The Swiss parliament last month gave up on attempts to introduce quotas for foreign residents when it became obvious that any such move would violate Switzerland's obligations on freedom of movement under bilateral agreements with the European Union. The parliament's decision is expected to defuse the latest tension in EU-Swiss relations, which erupted in February 2014 when Swiss voters narrowly approved a constitutional amendment to introduce mandatory quotas for foreign residents, including EU citizens. Parliamentarians have now put continued access to the Union’s internal market above the political imperative for tighter immigration controls. But their choice does nothing to address the dynamic underlying the bilateral relationship, which is unfavourable to Switzerland and becoming more so as time passes.
The new regime
The lower house of parliament (the National Council) adopted new legislation on September 21st that purports to implement the constitutional requirement for quotas for foreign residents. But the choice before the house was unpalatable: implement the letter and spirit of the constitutional amendment by adopting quotas, thereby endangering relations with the EU, or defy the expressed will of the people and protect Switzerland's all-important access to the EU's internal market. After seven hours of debate, it chose the latter, on a recommendation backed by a majority of the parties represented in the governing grand coalition. Quotas were tacitly set aside in favour of a regime that is supposed to give preference to established residents (irrespective of their citizenship) in recruitment and a staged approach to managing immigration, with quotas for EU citizens at the government’s disposal as the very last resort.
Rather than introducing quotas, the new regime gives local residents (including non-citizens) a slight edge in recruitment for new vacancies: when immigration exceeds certain, as yet undefined, thresholds, companies wishing to fill vacancies are obliged to notify local job centres, to which non-residents have, in principle, no access. Quotas for EU citizens would be imposed only in cases where immigration reaches levels that are no longer in line with Switzerland's overall interests.
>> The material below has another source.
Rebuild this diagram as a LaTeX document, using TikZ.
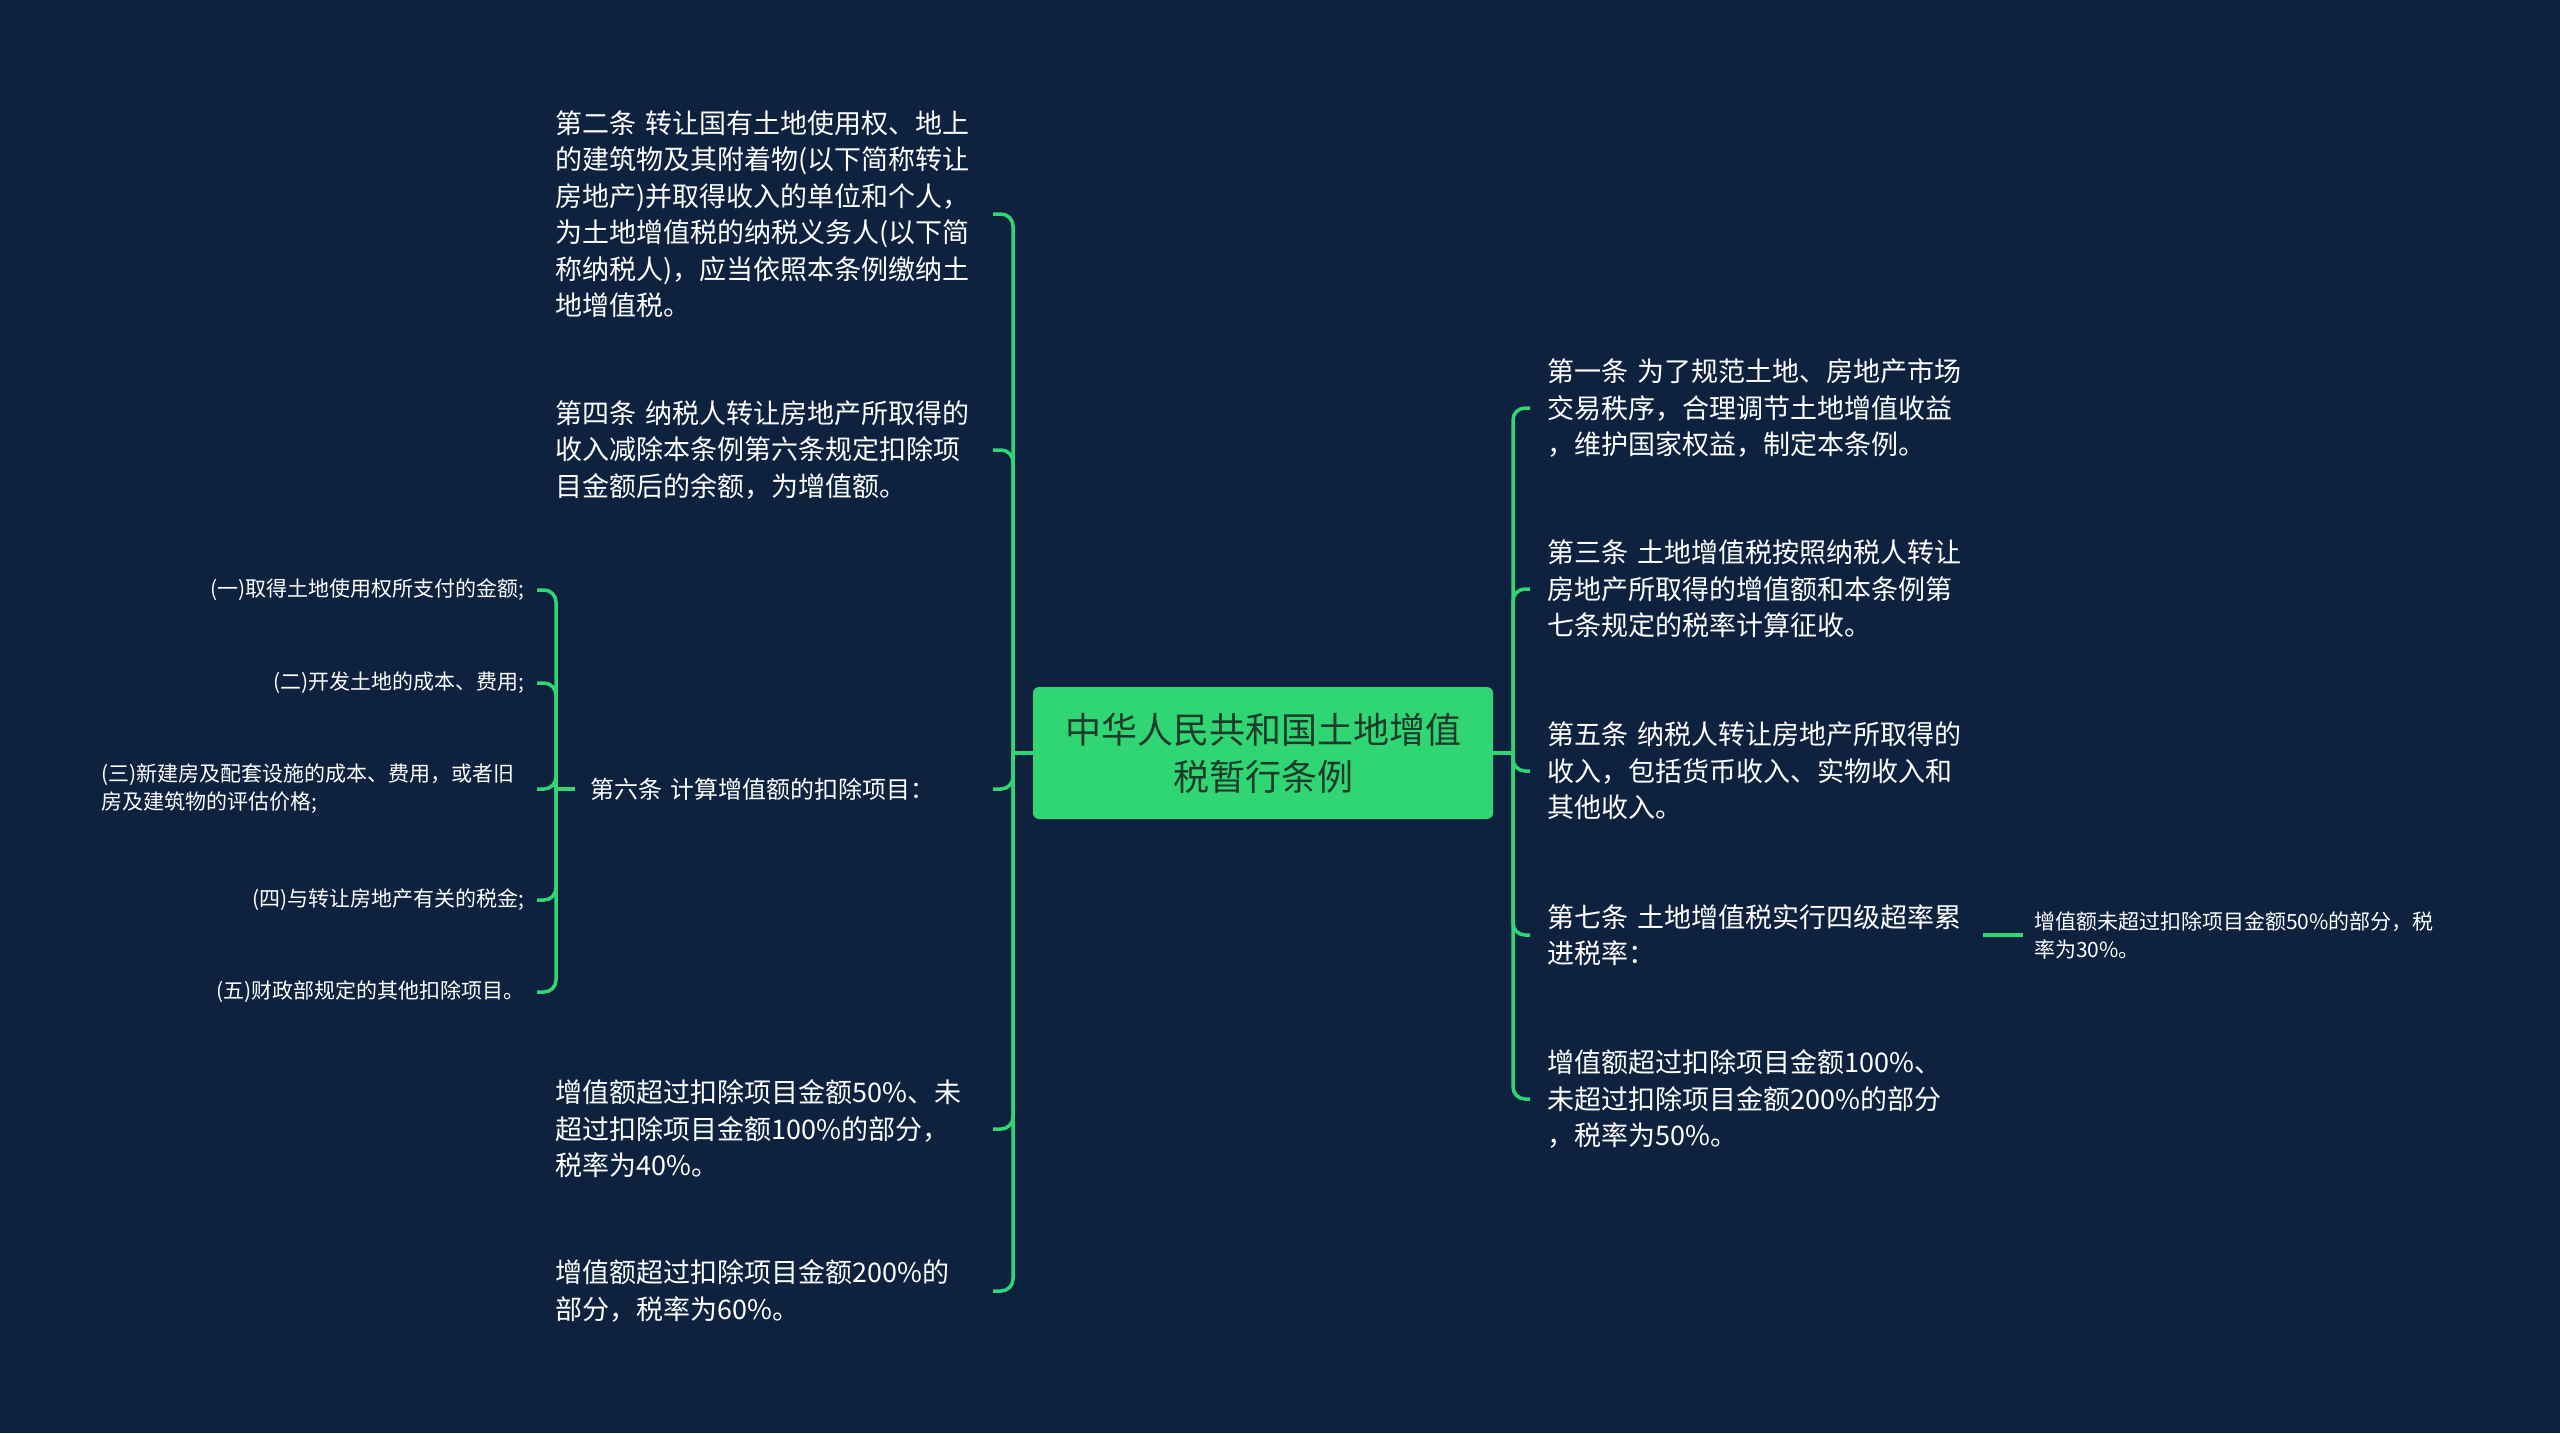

This would give the government sufficient leeway to avoid them altogether. In the government's analysis, this approach should be sufficient to satisfy the EU and safeguard the principle of free movement.
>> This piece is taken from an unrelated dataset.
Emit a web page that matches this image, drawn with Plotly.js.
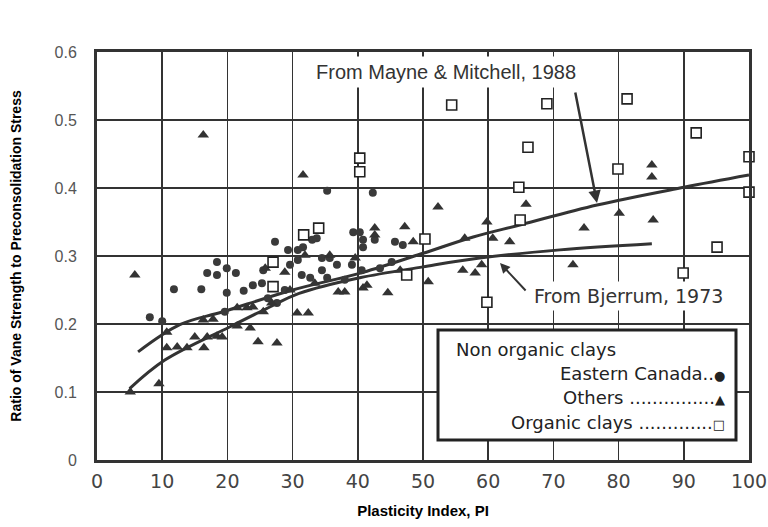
<!DOCTYPE html>
<html>
<head>
<meta charset="utf-8">
<script src="https://cdn.plot.ly/plotly-3.0.1.min.js"></script>
<style>html,body{margin:0;padding:0;background:#fff;}#chart{width:768px;height:527px;}</style>
</head>
<body>
<div id="chart"></div>
<script>
// Eastern Canada (non organic clays) - circles
const canadaPI = [8.1,10.0,11.8,16.0,18.4,16.9,18.4,19.9,21.3,19.9,22.5,23.9,25.3,26.2,19.6,27.3,35.3,42.3,39.3,40.3,40.8,42.6,33.7,29.3,31.6,45.7,46.9,30.8,30.8,33.0,34.5,35.7,36.8,40.8,39.1,40.6,34.5,31.4,32.7,35.3,43.4,27.6,28.8,29.6,38.0,45.2,25.5];
const canadaR  = [0.210,0.204,0.251,0.251,0.291,0.275,0.272,0.282,0.275,0.246,0.249,0.257,0.260,0.238,0.218,0.321,0.396,0.393,0.335,0.335,0.324,0.324,0.326,0.309,0.313,0.321,0.316,0.309,0.294,0.324,0.297,0.297,0.287,0.313,0.287,0.279,0.279,0.272,0.268,0.268,0.282,0.231,0.250,0.287,0.265,0.291,0.279];
// Others (non organic clays) - triangles
const othersPI = [5.8,16.3,5.1,9.5,10.7,12.3,13.8,16.4,15.0,16.9,18.4,19.2,16.3,17.8,21.5,23.5,24.7,27.6,25.8,23.0,23.9,25.5,26.8,21.5,30.7,32.4,28.8,37.0,38.0,40.8,41.4,44.6,50.8,56.1,58.0,59.0,31.6,52.3,47.2,48.5,42.6,42.6,56.4,59.8,65.8,60.7,63.3,74.7,80.1,85.3,85.1,85.1,73.0,31.9,35.7,39.6,33.4,46.5,10.7,29.6];
const othersR  = [0.272,0.478,0.100,0.112,0.165,0.166,0.165,0.165,0.181,0.181,0.182,0.181,0.206,0.207,0.197,0.194,0.174,0.172,0.282,0.224,0.225,0.218,0.231,0.224,0.216,0.216,0.276,0.247,0.247,0.253,0.257,0.246,0.262,0.279,0.275,0.287,0.419,0.372,0.343,0.321,0.341,0.331,0.326,0.350,0.376,0.326,0.321,0.341,0.363,0.353,0.434,0.416,0.287,0.301,0.301,0.297,0.260,0.279,0.188,0.250];
// Organic clays - open squares
const organicPI = [27.0,27.0,31.7,34.0,40.3,40.3,54.4,50.3,47.5,69.0,81.3,66.1,91.9,79.9,64.7,64.9,100.0,100.0,95.1,89.9,59.8];
const organicR  = [0.291,0.255,0.331,0.341,0.444,0.424,0.522,0.325,0.272,0.524,0.531,0.460,0.481,0.428,0.401,0.353,0.446,0.394,0.313,0.275,0.232];
// Curves
const mayneX = [6.3,12.7,19.3,30,40.8,50,57.7,65,76.7,90,100];
const mayneY = [0.159,0.199,0.218,0.250,0.276,0.304,0.328,0.346,0.375,0.401,0.419];
const bjerrumX = [5,10.4,20.4,26.5,31,40.3,50,58.7,71,85.1];
const bjerrumY = [0.105,0.147,0.196,0.225,0.245,0.268,0.284,0.297,0.309,0.318];
const xTicks = [0,10,20,30,40,50,60,70,80,90,100];
const xTickText = ['0','10','20','30','40','50','60','70','80','90','100'];
const yTicks = [0,0.1,0.2,0.3,0.4,0.5,0.6];
const yTickText = ['0','0.1','0.2','0.3','0.4','0.5','0.6'];

const L = 97, R = 749, T = 52, B = 460;
const px = v => (v - L) / (R - L);
const py = v => (B - v) / (B - T);

const hand = 'DejaVu Sans, sans-serif';
const arial = 'Liberation Sans, Arial, sans-serif';

const traces = [
  {x: mayneX, y: mayneY, mode: 'lines', line: {color: '#333', width: 3, shape: 'spline'}, hoverinfo: 'skip'},
  {x: bjerrumX, y: bjerrumY, mode: 'lines', line: {color: '#333', width: 3, shape: 'spline'}, hoverinfo: 'skip'},
  {x: canadaPI, y: canadaR, mode: 'markers', marker: {symbol: 'circle', size: 8, color: '#3a3a3a'}},
  {x: othersPI, y: othersR, mode: 'markers', marker: {symbol: 'triangle-up', size: 10, color: '#333'}},
  {x: organicPI, y: organicR, mode: 'markers', marker: {symbol: 'square', size: 10, color: '#fff', line: {color: '#222', width: 1.6}}, cliponaxis: false}
];

const g = s => '<span style="font-size:13px">' + s + '</span>';

const layout = {
  width: 768, height: 527,
  margin: {l: L, r: 768 - R, t: T, b: 527 - B},
  paper_bgcolor: '#fff', plot_bgcolor: '#fff',
  showlegend: false,
  xaxis: {
    range: [0, 100], tickvals: xTicks, ticktext: xTickText,
    showgrid: true, gridcolor: '#333', gridwidth: 1.5,
    zeroline: false, showline: true, linecolor: '#333', linewidth: 3, mirror: true,
    ticks: '', ticklabelstandoff: 2,
    tickfont: {family: hand, size: 19, color: '#444'},
    title: {text: 'Plasticity Index, PI', font: {family: arial, size: 15, color: '#000', weight: 'bold'}, standoff: 15}
  },
  yaxis: {
    range: [0, 0.6], tickvals: yTicks, ticktext: yTickText,
    showgrid: true, gridcolor: '#333', gridwidth: 1.5,
    zeroline: false, showline: true, linecolor: '#333', linewidth: 3, mirror: true,
    ticks: '', ticklabelstandoff: 14,
    tickfont: {family: arial, size: 16, color: '#555'},
    title: {text: 'Ratio of Vane Strength to Preconsolidation Stress', font: {family: arial, size: 14, color: '#000', weight: 'bold'}, standoff: 30}
  },
  shapes: [
    {type: 'rect', xref: 'paper', yref: 'paper', x0: px(438), x1: px(736), y0: py(440), y1: py(330),
     fillcolor: '#fff', line: {color: '#222', width: 3}, layer: 'above'}
  ],
  annotations: [
    {xref: 'paper', yref: 'paper', x: px(446), y: py(72), xanchor: 'center', yanchor: 'middle',
     text: 'From Mayne & Mitchell, 1988', showarrow: false, bgcolor: '#fff', borderpad: 4,
     font: {family: arial, size: 20, color: '#333'}},
    {xref: 'paper', yref: 'paper', x: px(597), y: py(203), ax: -22, ay: -112,
     text: '', showarrow: true, arrowhead: 2, arrowsize: 1, arrowwidth: 2.5, arrowcolor: '#333'},
    {xref: 'paper', yref: 'paper', x: px(628), y: py(296), xanchor: 'center', yanchor: 'middle',
     text: 'From Bjerrum, 1973', showarrow: false, bgcolor: '#fff', borderpad: 3,
     font: {family: hand, size: 19, color: '#333'}},
    {xref: 'paper', yref: 'paper', x: px(500), y: py(263), ax: 27, ay: 29,
     text: '', showarrow: true, arrowhead: 2, arrowsize: 1, arrowwidth: 2, arrowcolor: '#333'},
    {xref: 'paper', yref: 'paper', x: px(454), y: py(349), xanchor: 'left', yanchor: 'middle',
     text: 'Non organic clays', showarrow: false, font: {family: hand, size: 18, color: '#222'}},
    {xref: 'paper', yref: 'paper', x: px(727), y: py(373), xanchor: 'right', yanchor: 'middle',
     text: 'Eastern Canada..' + g('●'), showarrow: false, font: {family: hand, size: 18, color: '#222'}},
    {xref: 'paper', yref: 'paper', x: px(727), y: py(397), xanchor: 'right', yanchor: 'middle',
     text: 'Others ...............' + g('▲'), showarrow: false, font: {family: hand, size: 18, color: '#222'}},
    {xref: 'paper', yref: 'paper', x: px(727), y: py(422), xanchor: 'right', yanchor: 'middle',
     text: 'Organic clays .............' + g('□'), showarrow: false, font: {family: hand, size: 18, color: '#222'}}
  ]
};

Plotly.newPlot('chart', traces, layout, {staticPlot: true, displayModeBar: false});
</script>
</body>
</html>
The Council of States, the upper chamber of parliament in which Switzerland's cantons are represented, is now expected to approve the draft legislation by mid-December, very likely with some tweaks (for example, the lower house sets a three-month deadline for foreigners who lose their jobs to leave Switzerland, which in the government's interpretation would violate the freedom of movement agreement with the EU). This would put it on the statute books just in time for a February 2017 deadline to implement the constitutional amendment. It would also set the stage for a new referendum in which Swiss voters might be asked to make an explicit choice between limiting the number of foreigners, on the one hand, and continuing the current relationship with the EU, on the other. Opinion polls suggest a solid majority in favour of preserving access to the internal market.
What’s at stake
The government and most parliamentarians rightly feared that a literal interpretation of the constitutional amendment would violate the terms of Switzerland's relationship with the EU, its most important export market by far. More than half of the country's trade is with the Union, and Switzerland is the EU's third biggest partner for trade in goods, after the US and China. The Swiss economy is highly dependent not just on exports, especially to the EU, but also on foreign workers. Some 28.3% of Swiss residents were born abroad – the second-highest rate among the world's leading economies, according to figures from the OECD for 2013 (first-placed Luxembourg, at 43.7%, is an outlier). It is followed by two classic countries of immigration – Australia, at 27.7%, and Israel, at 22.6%. The UK is far behind, with a foreign-born population of just 12.3%. Switzerland, a country of 8.1 million, is home to some 1.36 million EU citizens. The UK (population: 64 million) has 1.5 million residents from other EU member states.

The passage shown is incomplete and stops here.